* _What this task involves_
Each line below must be set down exactly; omit any image you find.

* _Given data_
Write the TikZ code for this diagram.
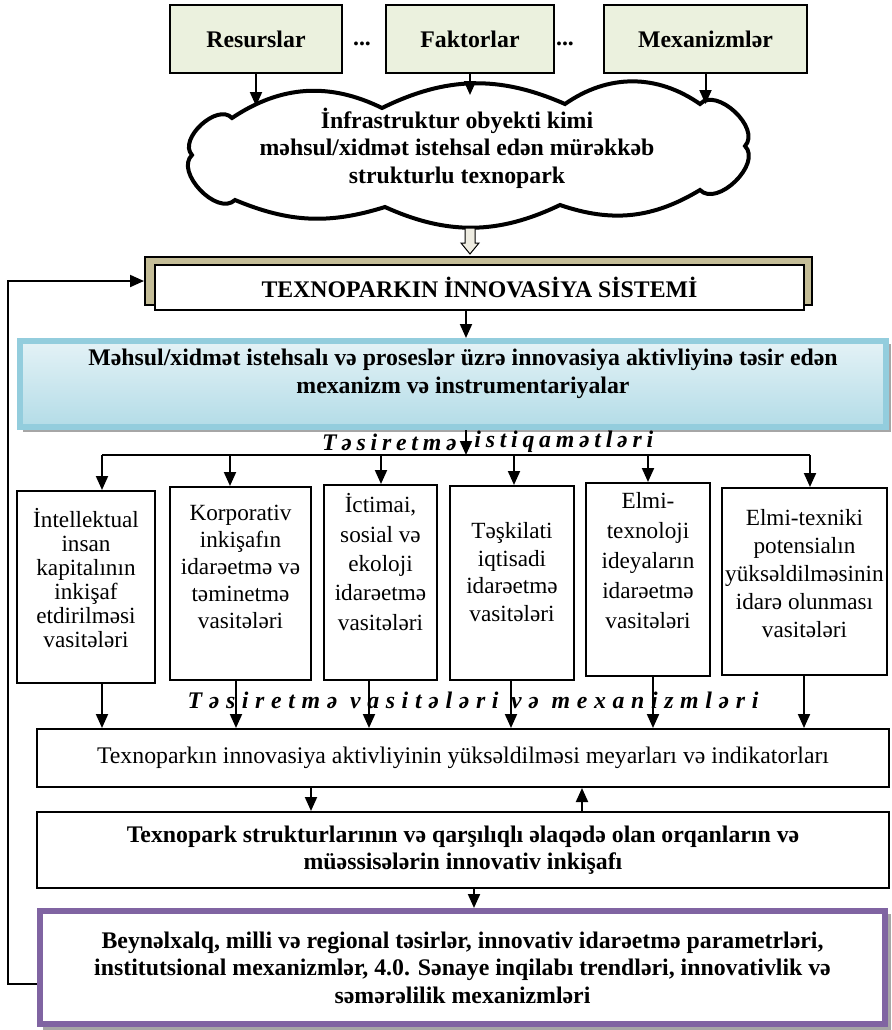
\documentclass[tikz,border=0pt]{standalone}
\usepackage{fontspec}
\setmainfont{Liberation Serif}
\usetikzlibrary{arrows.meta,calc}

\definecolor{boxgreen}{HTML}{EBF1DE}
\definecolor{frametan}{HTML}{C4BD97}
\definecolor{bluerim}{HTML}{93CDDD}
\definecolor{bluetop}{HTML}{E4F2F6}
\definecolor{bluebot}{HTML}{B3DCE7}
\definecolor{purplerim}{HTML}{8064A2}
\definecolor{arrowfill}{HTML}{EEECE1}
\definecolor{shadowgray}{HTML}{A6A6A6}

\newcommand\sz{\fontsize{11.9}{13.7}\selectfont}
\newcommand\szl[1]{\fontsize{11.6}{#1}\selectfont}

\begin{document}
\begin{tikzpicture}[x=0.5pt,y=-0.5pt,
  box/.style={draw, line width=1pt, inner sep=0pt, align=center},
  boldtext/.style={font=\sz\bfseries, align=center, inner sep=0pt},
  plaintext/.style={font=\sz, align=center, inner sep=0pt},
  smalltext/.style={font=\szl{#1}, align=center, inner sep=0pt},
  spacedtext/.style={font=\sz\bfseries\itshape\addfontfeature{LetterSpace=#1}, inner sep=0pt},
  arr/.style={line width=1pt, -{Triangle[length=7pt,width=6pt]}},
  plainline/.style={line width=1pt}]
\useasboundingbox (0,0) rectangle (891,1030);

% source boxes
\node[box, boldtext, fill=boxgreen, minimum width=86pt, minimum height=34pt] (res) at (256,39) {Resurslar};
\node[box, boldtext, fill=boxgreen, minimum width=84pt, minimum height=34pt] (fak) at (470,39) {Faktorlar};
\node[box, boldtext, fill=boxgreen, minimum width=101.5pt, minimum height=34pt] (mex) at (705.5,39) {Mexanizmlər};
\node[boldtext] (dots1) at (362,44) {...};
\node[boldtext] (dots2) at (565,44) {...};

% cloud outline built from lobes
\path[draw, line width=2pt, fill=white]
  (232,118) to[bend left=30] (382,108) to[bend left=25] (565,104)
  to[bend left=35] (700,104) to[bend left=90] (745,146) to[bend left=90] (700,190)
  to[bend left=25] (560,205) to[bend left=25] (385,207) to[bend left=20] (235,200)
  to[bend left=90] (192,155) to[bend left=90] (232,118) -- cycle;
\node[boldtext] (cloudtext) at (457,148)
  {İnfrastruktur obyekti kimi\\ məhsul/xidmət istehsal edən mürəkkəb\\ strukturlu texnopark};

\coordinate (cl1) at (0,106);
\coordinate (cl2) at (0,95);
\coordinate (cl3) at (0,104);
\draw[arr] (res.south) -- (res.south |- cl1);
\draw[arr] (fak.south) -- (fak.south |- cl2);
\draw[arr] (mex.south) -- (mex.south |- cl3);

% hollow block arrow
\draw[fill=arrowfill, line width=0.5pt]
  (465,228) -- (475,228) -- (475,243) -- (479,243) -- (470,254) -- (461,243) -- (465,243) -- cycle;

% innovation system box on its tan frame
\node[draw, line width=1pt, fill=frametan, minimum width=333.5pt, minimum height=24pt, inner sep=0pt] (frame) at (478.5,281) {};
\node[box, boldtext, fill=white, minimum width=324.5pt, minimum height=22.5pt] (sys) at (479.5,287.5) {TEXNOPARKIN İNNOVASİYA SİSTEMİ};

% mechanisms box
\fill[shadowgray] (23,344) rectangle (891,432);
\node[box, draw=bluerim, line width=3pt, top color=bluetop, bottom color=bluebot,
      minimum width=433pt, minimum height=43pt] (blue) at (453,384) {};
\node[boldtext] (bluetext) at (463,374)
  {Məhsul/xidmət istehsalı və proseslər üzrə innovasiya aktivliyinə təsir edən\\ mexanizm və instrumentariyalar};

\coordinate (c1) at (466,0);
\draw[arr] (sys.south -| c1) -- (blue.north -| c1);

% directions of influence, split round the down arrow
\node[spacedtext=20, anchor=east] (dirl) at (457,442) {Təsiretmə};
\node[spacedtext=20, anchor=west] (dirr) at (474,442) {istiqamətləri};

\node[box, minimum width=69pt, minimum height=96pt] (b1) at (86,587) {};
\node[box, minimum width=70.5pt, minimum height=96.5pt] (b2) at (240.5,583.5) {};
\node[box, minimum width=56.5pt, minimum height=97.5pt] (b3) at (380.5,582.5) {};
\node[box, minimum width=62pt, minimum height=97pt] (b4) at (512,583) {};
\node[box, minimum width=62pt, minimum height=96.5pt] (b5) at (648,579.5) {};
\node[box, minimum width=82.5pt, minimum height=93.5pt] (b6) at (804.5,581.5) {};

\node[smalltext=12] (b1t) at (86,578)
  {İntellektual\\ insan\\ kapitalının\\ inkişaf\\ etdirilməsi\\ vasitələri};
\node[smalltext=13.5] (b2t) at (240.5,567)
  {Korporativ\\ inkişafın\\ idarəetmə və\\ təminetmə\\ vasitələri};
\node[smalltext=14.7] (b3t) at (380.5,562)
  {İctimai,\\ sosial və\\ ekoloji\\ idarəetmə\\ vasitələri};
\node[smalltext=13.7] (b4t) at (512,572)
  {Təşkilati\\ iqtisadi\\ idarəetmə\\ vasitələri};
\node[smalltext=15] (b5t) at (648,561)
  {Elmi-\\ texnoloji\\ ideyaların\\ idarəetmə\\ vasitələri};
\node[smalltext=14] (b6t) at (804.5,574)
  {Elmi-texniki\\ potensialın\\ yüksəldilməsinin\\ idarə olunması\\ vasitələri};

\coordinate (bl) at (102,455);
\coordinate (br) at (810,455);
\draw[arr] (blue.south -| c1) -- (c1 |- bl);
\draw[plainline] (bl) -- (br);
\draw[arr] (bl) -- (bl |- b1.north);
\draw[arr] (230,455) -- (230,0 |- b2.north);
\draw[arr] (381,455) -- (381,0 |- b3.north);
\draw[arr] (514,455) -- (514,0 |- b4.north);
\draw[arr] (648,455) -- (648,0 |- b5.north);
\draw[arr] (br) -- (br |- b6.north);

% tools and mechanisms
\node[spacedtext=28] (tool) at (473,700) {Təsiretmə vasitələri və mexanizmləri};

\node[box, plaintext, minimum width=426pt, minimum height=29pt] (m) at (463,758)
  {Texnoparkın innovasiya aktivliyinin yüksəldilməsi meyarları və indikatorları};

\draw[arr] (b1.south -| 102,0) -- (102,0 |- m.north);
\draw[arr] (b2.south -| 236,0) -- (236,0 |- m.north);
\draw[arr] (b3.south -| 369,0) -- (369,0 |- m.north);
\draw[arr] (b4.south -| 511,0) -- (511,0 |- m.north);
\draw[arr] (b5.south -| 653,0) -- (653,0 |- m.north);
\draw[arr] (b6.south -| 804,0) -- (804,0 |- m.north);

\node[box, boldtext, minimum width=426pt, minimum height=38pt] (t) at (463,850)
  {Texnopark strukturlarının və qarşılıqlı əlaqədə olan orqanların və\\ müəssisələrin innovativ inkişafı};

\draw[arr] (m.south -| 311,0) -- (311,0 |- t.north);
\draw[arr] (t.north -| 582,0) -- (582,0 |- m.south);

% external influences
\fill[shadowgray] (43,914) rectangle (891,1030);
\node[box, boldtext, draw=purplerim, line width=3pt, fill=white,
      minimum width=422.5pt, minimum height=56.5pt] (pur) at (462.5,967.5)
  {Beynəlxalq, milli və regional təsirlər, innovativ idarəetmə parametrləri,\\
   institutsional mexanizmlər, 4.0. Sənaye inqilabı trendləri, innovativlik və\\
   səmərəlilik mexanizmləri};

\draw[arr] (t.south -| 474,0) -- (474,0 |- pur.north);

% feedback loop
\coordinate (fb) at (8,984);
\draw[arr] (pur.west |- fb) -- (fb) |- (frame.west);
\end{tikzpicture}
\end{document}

* _Written response_
Write the TikZ code for this diagram.
\documentclass[tikz,border=0pt]{standalone}
\usepackage{fontspec}
\setmainfont{Liberation Serif}
\usetikzlibrary{arrows.meta,calc}

\definecolor{boxgreen}{HTML}{EBF1DE}
\definecolor{frametan}{HTML}{C4BD97}
\definecolor{bluerim}{HTML}{93CDDD}
\definecolor{bluetop}{HTML}{E4F2F6}
\definecolor{bluebot}{HTML}{B3DCE7}
\definecolor{purplerim}{HTML}{8064A2}
\definecolor{arrowfill}{HTML}{EEECE1}
\definecolor{shadowgray}{HTML}{A6A6A6}

\newcommand\sz{\fontsize{11.9}{13.7}\selectfont}
\newcommand\szl[1]{\fontsize{11.6}{#1}\selectfont}

\begin{document}
\begin{tikzpicture}[x=0.5pt,y=-0.5pt,
  box/.style={draw, line width=1pt, inner sep=0pt, align=center},
  boldtext/.style={font=\sz\bfseries, align=center, inner sep=0pt},
  plaintext/.style={font=\sz, align=center, inner sep=0pt},
  smalltext/.style={font=\szl{#1}, align=center, inner sep=0pt},
  spacedtext/.style={font=\sz\bfseries\itshape\addfontfeature{LetterSpace=#1}, inner sep=0pt},
  arr/.style={line width=1pt, -{Triangle[length=7pt,width=6pt]}},
  plainline/.style={line width=1pt}]
\useasboundingbox (0,0) rectangle (891,1030);

% source boxes
\node[box, boldtext, fill=boxgreen, minimum width=86pt, minimum height=34pt] (res) at (256,39) {Resurslar};
\node[box, boldtext, fill=boxgreen, minimum width=84pt, minimum height=34pt] (fak) at (470,39) {Faktorlar};
\node[box, boldtext, fill=boxgreen, minimum width=101.5pt, minimum height=34pt] (mex) at (705.5,39) {Mexanizmlər};
\node[boldtext] (dots1) at (362,44) {...};
\node[boldtext] (dots2) at (565,44) {...};

% cloud outline built from lobes
\path[draw, line width=2pt, fill=white]
  (232,118) to[bend left=30] (382,108) to[bend left=25] (565,104)
  to[bend left=35] (700,104) to[bend left=90] (745,146) to[bend left=90] (700,190)
  to[bend left=25] (560,205) to[bend left=25] (385,207) to[bend left=20] (235,200)
  to[bend left=90] (192,155) to[bend left=90] (232,118) -- cycle;
\node[boldtext] (cloudtext) at (457,148)
  {İnfrastruktur obyekti kimi\\ məhsul/xidmət istehsal edən mürəkkəb\\ strukturlu texnopark};

\coordinate (cl1) at (0,106);
\coordinate (cl2) at (0,95);
\coordinate (cl3) at (0,104);
\draw[arr] (res.south) -- (res.south |- cl1);
\draw[arr] (fak.south) -- (fak.south |- cl2);
\draw[arr] (mex.south) -- (mex.south |- cl3);

% hollow block arrow
\draw[fill=arrowfill, line width=0.5pt]
  (465,228) -- (475,228) -- (475,243) -- (479,243) -- (470,254) -- (461,243) -- (465,243) -- cycle;

% innovation system box on its tan frame
\node[draw, line width=1pt, fill=frametan, minimum width=333.5pt, minimum height=24pt, inner sep=0pt] (frame) at (478.5,281) {};
\node[box, boldtext, fill=white, minimum width=324.5pt, minimum height=22.5pt] (sys) at (479.5,287.5) {TEXNOPARKIN İNNOVASİYA SİSTEMİ};

% mechanisms box
\fill[shadowgray] (23,344) rectangle (891,432);
\node[box, draw=bluerim, line width=3pt, top color=bluetop, bottom color=bluebot,
      minimum width=433pt, minimum height=43pt] (blue) at (453,384) {};
\node[boldtext] (bluetext) at (463,374)
  {Məhsul/xidmət istehsalı və proseslər üzrə innovasiya aktivliyinə təsir edən\\ mexanizm və instrumentariyalar};

\coordinate (c1) at (466,0);
\draw[arr] (sys.south -| c1) -- (blue.north -| c1);

% directions of influence, split round the down arrow
\node[spacedtext=20, anchor=east] (dirl) at (457,442) {Təsiretmə};
\node[spacedtext=20, anchor=west] (dirr) at (474,442) {istiqamətləri};

\node[box, minimum width=69pt, minimum height=96pt] (b1) at (86,587) {};
\node[box, minimum width=70.5pt, minimum height=96.5pt] (b2) at (240.5,583.5) {};
\node[box, minimum width=56.5pt, minimum height=97.5pt] (b3) at (380.5,582.5) {};
\node[box, minimum width=62pt, minimum height=97pt] (b4) at (512,583) {};
\node[box, minimum width=62pt, minimum height=96.5pt] (b5) at (648,579.5) {};
\node[box, minimum width=82.5pt, minimum height=93.5pt] (b6) at (804.5,581.5) {};

\node[smalltext=12] (b1t) at (86,578)
  {İntellektual\\ insan\\ kapitalının\\ inkişaf\\ etdirilməsi\\ vasitələri};
\node[smalltext=13.5] (b2t) at (240.5,567)
  {Korporativ\\ inkişafın\\ idarəetmə və\\ təminetmə\\ vasitələri};
\node[smalltext=14.7] (b3t) at (380.5,562)
  {İctimai,\\ sosial və\\ ekoloji\\ idarəetmə\\ vasitələri};
\node[smalltext=13.7] (b4t) at (512,572)
  {Təşkilati\\ iqtisadi\\ idarəetmə\\ vasitələri};
\node[smalltext=15] (b5t) at (648,561)
  {Elmi-\\ texnoloji\\ ideyaların\\ idarəetmə\\ vasitələri};
\node[smalltext=14] (b6t) at (804.5,574)
  {Elmi-texniki\\ potensialın\\ yüksəldilməsinin\\ idarə olunması\\ vasitələri};

\coordinate (bl) at (102,455);
\coordinate (br) at (810,455);
\draw[arr] (blue.south -| c1) -- (c1 |- bl);
\draw[plainline] (bl) -- (br);
\draw[arr] (bl) -- (bl |- b1.north);
\draw[arr] (230,455) -- (230,0 |- b2.north);
\draw[arr] (381,455) -- (381,0 |- b3.north);
\draw[arr] (514,455) -- (514,0 |- b4.north);
\draw[arr] (648,455) -- (648,0 |- b5.north);
\draw[arr] (br) -- (br |- b6.north);

% tools and mechanisms
\node[spacedtext=28] (tool) at (473,700) {Təsiretmə vasitələri və mexanizmləri};

\node[box, plaintext, minimum width=426pt, minimum height=29pt] (m) at (463,758)
  {Texnoparkın innovasiya aktivliyinin yüksəldilməsi meyarları və indikatorları};

\draw[arr] (b1.south -| 102,0) -- (102,0 |- m.north);
\draw[arr] (b2.south -| 236,0) -- (236,0 |- m.north);
\draw[arr] (b3.south -| 369,0) -- (369,0 |- m.north);
\draw[arr] (b4.south -| 511,0) -- (511,0 |- m.north);
\draw[arr] (b5.south -| 653,0) -- (653,0 |- m.north);
\draw[arr] (b6.south -| 804,0) -- (804,0 |- m.north);

\node[box, boldtext, minimum width=426pt, minimum height=38pt] (t) at (463,850)
  {Texnopark strukturlarının və qarşılıqlı əlaqədə olan orqanların və\\ müəssisələrin innovativ inkişafı};

\draw[arr] (m.south -| 311,0) -- (311,0 |- t.north);
\draw[arr] (t.north -| 582,0) -- (582,0 |- m.south);

% external influences
\fill[shadowgray] (43,914) rectangle (891,1030);
\node[box, boldtext, draw=purplerim, line width=3pt, fill=white,
      minimum width=422.5pt, minimum height=56.5pt] (pur) at (462.5,967.5)
  {Beynəlxalq, milli və regional təsirlər, innovativ idarəetmə parametrləri,\\
   institutsional mexanizmlər, 4.0. Sənaye inqilabı trendləri, innovativlik və\\
   səmərəlilik mexanizmləri};

\draw[arr] (t.south -| 474,0) -- (474,0 |- pur.north);

% feedback loop
\coordinate (fb) at (8,984);
\draw[arr] (pur.west |- fb) -- (fb) |- (frame.west);
\end{tikzpicture}
\end{document}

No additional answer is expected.